◆ **Given exercise**:
Write out the whole listing, matching it exactly.

## Begin Provided data

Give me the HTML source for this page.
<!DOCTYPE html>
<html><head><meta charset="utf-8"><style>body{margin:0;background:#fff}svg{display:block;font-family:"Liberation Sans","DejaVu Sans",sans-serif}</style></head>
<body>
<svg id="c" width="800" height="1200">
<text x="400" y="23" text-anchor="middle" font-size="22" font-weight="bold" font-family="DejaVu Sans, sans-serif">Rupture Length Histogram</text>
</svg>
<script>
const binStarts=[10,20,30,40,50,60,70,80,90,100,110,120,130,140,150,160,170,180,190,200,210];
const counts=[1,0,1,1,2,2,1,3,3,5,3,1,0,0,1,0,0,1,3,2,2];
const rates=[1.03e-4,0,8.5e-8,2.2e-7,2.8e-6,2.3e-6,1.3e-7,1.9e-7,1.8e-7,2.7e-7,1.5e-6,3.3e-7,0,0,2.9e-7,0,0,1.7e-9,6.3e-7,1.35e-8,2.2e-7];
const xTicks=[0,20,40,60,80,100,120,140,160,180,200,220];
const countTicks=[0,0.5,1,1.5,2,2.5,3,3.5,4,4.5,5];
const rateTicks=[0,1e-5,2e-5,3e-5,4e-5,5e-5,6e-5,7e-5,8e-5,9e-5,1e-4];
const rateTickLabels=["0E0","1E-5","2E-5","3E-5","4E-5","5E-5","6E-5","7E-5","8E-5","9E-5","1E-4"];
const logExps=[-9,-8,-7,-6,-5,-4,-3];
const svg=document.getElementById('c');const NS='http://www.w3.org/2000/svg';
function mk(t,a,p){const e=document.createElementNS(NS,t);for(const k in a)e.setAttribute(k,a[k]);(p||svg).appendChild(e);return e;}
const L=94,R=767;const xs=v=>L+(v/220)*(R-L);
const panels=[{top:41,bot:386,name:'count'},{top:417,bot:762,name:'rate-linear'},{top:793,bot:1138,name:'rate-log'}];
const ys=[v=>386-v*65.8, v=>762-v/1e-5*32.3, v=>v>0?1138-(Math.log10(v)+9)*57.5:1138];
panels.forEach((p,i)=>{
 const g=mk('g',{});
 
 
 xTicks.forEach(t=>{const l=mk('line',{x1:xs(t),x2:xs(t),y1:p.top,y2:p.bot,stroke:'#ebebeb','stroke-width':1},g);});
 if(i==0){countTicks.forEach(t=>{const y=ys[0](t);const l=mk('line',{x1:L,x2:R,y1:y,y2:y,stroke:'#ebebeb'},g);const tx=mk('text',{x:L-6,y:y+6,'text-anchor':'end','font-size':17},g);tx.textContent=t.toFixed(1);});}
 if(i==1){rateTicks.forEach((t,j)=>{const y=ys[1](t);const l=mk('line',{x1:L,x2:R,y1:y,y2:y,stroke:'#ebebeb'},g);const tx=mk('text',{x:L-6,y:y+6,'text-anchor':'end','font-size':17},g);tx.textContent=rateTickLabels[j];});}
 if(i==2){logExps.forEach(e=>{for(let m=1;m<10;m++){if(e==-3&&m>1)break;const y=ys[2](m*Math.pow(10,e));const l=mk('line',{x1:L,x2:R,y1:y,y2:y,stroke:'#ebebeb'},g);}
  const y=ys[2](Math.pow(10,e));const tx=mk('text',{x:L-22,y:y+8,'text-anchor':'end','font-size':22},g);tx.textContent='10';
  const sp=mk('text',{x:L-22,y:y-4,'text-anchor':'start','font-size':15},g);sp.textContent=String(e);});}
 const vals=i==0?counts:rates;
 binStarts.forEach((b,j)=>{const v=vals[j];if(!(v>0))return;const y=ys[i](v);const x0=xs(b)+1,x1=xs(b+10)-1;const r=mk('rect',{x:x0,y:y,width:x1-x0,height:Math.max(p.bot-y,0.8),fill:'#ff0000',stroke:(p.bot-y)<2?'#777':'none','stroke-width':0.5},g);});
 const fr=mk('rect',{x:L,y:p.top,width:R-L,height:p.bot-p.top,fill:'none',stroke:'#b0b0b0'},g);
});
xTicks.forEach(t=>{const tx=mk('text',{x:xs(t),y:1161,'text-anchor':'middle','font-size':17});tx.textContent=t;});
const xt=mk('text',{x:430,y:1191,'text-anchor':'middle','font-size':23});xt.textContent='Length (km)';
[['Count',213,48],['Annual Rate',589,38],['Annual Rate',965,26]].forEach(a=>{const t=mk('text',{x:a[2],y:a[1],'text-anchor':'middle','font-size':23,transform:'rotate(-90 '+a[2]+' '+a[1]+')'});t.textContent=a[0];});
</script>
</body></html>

## End Provided data

◆ **Correct output**:
Give me the HTML source for this page.
<!DOCTYPE html>
<html><head><meta charset="utf-8"><style>body{margin:0;background:#fff}svg{display:block;font-family:"Liberation Sans","DejaVu Sans",sans-serif}</style></head>
<body>
<svg id="c" width="800" height="1200">
<text x="400" y="23" text-anchor="middle" font-size="22" font-weight="bold" font-family="DejaVu Sans, sans-serif">Rupture Length Histogram</text>
</svg>
<script>
const binStarts=[10,20,30,40,50,60,70,80,90,100,110,120,130,140,150,160,170,180,190,200,210];
const counts=[1,0,1,1,2,2,1,3,3,5,3,1,0,0,1,0,0,1,3,2,2];
const rates=[1.03e-4,0,8.5e-8,2.2e-7,2.8e-6,2.3e-6,1.3e-7,1.9e-7,1.8e-7,2.7e-7,1.5e-6,3.3e-7,0,0,2.9e-7,0,0,1.7e-9,6.3e-7,1.35e-8,2.2e-7];
const xTicks=[0,20,40,60,80,100,120,140,160,180,200,220];
const countTicks=[0,0.5,1,1.5,2,2.5,3,3.5,4,4.5,5];
const rateTicks=[0,1e-5,2e-5,3e-5,4e-5,5e-5,6e-5,7e-5,8e-5,9e-5,1e-4];
const rateTickLabels=["0E0","1E-5","2E-5","3E-5","4E-5","5E-5","6E-5","7E-5","8E-5","9E-5","1E-4"];
const logExps=[-9,-8,-7,-6,-5,-4,-3];
const svg=document.getElementById('c');const NS='http://www.w3.org/2000/svg';
function mk(t,a,p){const e=document.createElementNS(NS,t);for(const k in a)e.setAttribute(k,a[k]);(p||svg).appendChild(e);return e;}
const L=94,R=767;const xs=v=>L+(v/220)*(R-L);
const panels=[{top:41,bot:386,name:'count'},{top:417,bot:762,name:'rate-linear'},{top:793,bot:1138,name:'rate-log'}];
const ys=[v=>386-v*65.8, v=>762-v/1e-5*32.3, v=>v>0?1138-(Math.log10(v)+9)*57.5:1138];
panels.forEach((p,i)=>{
 const g=mk('g',{});
 
 
 xTicks.forEach(t=>{const l=mk('line',{x1:xs(t),x2:xs(t),y1:p.top,y2:p.bot,stroke:'#ebebeb','stroke-width':1},g);});
 if(i==0){countTicks.forEach(t=>{const y=ys[0](t);const l=mk('line',{x1:L,x2:R,y1:y,y2:y,stroke:'#ebebeb'},g);const tx=mk('text',{x:L-6,y:y+6,'text-anchor':'end','font-size':17},g);tx.textContent=t.toFixed(1);});}
 if(i==1){rateTicks.forEach((t,j)=>{const y=ys[1](t);const l=mk('line',{x1:L,x2:R,y1:y,y2:y,stroke:'#ebebeb'},g);const tx=mk('text',{x:L-6,y:y+6,'text-anchor':'end','font-size':17},g);tx.textContent=rateTickLabels[j];});}
 if(i==2){logExps.forEach(e=>{for(let m=1;m<10;m++){if(e==-3&&m>1)break;const y=ys[2](m*Math.pow(10,e));const l=mk('line',{x1:L,x2:R,y1:y,y2:y,stroke:'#ebebeb'},g);}
  const y=ys[2](Math.pow(10,e));const tx=mk('text',{x:L-22,y:y+8,'text-anchor':'end','font-size':22},g);tx.textContent='10';
  const sp=mk('text',{x:L-22,y:y-4,'text-anchor':'start','font-size':15},g);sp.textContent=String(e);});}
 const vals=i==0?counts:rates;
 binStarts.forEach((b,j)=>{const v=vals[j];if(!(v>0))return;const y=ys[i](v);const x0=xs(b)+1,x1=xs(b+10)-1;const r=mk('rect',{x:x0,y:y,width:x1-x0,height:Math.max(p.bot-y,0.8),fill:'#ff0000',stroke:(p.bot-y)<2?'#777':'none','stroke-width':0.5},g);});
 const fr=mk('rect',{x:L,y:p.top,width:R-L,height:p.bot-p.top,fill:'none',stroke:'#b0b0b0'},g);
});
xTicks.forEach(t=>{const tx=mk('text',{x:xs(t),y:1161,'text-anchor':'middle','font-size':17});tx.textContent=t;});
const xt=mk('text',{x:430,y:1191,'text-anchor':'middle','font-size':23});xt.textContent='Length (km)';
[['Count',213,48],['Annual Rate',589,38],['Annual Rate',965,26]].forEach(a=>{const t=mk('text',{x:a[2],y:a[1],'text-anchor':'middle','font-size':23,transform:'rotate(-90 '+a[2]+' '+a[1]+')'});t.textContent=a[0];});
</script>
</body></html>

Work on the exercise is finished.